PROBLEM STATEMENT:
Copy out each line in the material below that has the word "this".

[Rows from a dataset of charts and code]

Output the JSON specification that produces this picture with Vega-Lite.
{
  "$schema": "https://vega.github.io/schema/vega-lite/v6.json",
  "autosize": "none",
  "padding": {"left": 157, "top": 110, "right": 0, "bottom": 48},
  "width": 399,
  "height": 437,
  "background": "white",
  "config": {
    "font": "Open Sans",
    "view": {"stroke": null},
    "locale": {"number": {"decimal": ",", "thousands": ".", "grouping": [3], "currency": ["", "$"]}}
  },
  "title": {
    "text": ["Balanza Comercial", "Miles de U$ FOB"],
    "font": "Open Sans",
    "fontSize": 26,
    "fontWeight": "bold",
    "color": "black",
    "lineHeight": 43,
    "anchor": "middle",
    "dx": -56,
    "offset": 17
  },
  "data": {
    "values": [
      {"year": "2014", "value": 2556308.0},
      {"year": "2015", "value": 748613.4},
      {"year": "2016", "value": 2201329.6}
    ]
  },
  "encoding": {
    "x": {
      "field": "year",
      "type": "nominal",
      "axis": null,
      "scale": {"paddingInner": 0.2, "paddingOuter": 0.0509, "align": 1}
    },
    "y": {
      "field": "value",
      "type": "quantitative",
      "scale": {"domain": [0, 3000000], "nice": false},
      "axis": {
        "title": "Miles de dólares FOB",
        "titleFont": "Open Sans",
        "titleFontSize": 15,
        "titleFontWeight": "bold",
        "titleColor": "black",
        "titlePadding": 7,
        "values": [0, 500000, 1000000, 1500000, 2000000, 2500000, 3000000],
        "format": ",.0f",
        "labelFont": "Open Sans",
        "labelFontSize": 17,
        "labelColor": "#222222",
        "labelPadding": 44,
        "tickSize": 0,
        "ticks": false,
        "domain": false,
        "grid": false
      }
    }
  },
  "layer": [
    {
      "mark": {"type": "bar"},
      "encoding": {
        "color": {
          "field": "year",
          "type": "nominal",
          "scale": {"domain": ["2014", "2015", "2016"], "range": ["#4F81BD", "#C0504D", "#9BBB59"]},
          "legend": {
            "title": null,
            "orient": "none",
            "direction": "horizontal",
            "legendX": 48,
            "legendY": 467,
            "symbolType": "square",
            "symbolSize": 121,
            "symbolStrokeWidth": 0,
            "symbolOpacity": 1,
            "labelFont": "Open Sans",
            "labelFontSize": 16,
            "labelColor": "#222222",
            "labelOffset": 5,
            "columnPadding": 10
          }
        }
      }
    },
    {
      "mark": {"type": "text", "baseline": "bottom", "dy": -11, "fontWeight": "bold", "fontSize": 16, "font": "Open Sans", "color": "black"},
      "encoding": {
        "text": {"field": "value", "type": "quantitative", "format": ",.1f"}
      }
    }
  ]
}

* * *

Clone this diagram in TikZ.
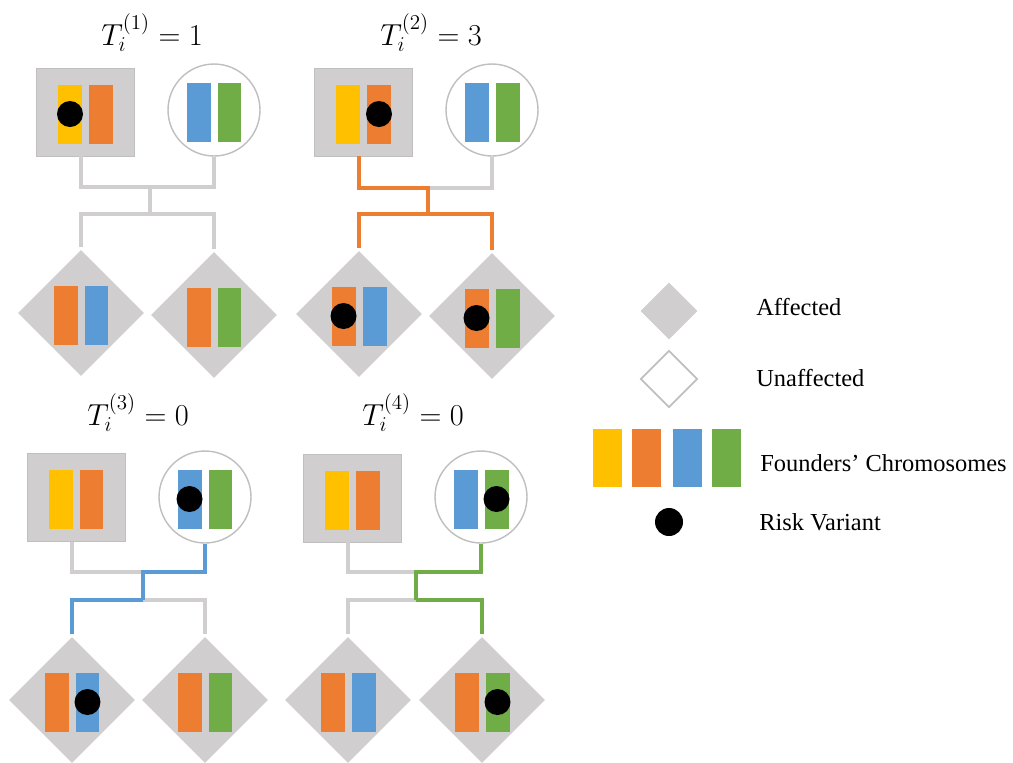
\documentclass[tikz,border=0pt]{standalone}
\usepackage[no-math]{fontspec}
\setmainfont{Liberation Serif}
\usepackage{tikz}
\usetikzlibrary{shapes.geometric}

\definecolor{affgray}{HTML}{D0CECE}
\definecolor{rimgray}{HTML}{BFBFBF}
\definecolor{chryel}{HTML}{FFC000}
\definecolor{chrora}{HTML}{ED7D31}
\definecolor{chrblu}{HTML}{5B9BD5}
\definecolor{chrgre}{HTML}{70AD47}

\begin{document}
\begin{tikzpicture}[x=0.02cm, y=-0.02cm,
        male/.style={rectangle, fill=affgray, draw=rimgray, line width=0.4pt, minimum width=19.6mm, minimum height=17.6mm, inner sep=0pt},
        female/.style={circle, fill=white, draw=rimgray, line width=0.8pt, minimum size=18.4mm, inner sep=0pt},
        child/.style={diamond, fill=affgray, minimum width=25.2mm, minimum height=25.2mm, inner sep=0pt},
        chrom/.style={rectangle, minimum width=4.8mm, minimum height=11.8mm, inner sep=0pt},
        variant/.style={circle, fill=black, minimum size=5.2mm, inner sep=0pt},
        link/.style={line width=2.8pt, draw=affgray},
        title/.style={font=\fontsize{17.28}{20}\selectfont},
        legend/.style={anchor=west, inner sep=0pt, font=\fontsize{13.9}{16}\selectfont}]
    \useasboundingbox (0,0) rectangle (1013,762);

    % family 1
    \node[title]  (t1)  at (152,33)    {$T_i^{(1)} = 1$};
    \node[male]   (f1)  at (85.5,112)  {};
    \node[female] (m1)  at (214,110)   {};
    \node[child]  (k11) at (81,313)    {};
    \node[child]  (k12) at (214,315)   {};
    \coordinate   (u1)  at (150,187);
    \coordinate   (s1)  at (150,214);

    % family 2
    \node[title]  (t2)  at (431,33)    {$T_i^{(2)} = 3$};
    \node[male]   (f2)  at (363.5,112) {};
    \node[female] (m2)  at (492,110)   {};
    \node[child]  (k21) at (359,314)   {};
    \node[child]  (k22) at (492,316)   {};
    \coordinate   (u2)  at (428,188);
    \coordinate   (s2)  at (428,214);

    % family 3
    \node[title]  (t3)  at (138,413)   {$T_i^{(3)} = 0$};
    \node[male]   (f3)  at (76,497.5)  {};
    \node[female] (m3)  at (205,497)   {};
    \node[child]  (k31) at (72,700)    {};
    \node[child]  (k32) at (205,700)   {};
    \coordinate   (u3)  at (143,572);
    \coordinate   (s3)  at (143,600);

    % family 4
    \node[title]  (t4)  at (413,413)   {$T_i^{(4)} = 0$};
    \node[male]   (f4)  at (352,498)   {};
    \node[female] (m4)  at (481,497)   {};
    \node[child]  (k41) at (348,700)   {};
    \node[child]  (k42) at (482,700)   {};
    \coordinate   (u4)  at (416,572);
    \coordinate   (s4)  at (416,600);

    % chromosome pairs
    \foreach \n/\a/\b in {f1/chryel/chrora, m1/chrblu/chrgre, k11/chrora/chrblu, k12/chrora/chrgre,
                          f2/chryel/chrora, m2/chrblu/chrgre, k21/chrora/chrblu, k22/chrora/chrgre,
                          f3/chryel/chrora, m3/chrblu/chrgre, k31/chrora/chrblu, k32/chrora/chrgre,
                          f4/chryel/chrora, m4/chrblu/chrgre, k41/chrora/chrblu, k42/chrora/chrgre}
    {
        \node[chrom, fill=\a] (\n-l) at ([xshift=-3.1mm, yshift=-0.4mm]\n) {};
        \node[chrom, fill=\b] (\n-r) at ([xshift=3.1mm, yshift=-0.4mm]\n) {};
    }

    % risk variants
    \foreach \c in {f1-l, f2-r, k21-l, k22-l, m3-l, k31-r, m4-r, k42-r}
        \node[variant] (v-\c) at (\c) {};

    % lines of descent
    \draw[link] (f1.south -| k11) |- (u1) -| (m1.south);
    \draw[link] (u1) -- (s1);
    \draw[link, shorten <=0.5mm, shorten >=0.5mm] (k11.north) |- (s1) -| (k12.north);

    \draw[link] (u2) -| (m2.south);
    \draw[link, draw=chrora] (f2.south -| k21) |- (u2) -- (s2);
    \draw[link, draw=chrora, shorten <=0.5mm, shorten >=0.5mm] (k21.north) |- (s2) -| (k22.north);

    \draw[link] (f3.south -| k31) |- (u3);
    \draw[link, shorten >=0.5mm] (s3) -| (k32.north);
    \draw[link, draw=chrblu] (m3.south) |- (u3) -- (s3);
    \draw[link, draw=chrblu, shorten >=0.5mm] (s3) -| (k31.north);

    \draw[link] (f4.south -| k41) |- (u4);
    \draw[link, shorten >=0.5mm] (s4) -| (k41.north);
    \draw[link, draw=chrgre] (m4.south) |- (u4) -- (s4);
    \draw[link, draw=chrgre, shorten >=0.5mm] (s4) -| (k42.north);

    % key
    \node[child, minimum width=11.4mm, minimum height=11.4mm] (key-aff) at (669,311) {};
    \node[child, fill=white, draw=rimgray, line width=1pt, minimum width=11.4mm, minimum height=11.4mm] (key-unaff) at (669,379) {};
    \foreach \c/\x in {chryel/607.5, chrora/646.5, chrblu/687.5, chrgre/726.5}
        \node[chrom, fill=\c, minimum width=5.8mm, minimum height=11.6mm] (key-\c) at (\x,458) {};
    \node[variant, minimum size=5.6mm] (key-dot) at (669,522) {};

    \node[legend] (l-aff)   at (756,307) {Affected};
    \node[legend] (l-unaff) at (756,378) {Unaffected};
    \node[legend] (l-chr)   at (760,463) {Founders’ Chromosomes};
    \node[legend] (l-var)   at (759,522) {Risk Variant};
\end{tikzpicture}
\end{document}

TASK OUTPUT:
Output the JSON specification that produces this picture with Vega-Lite.
Clone this diagram in TikZ.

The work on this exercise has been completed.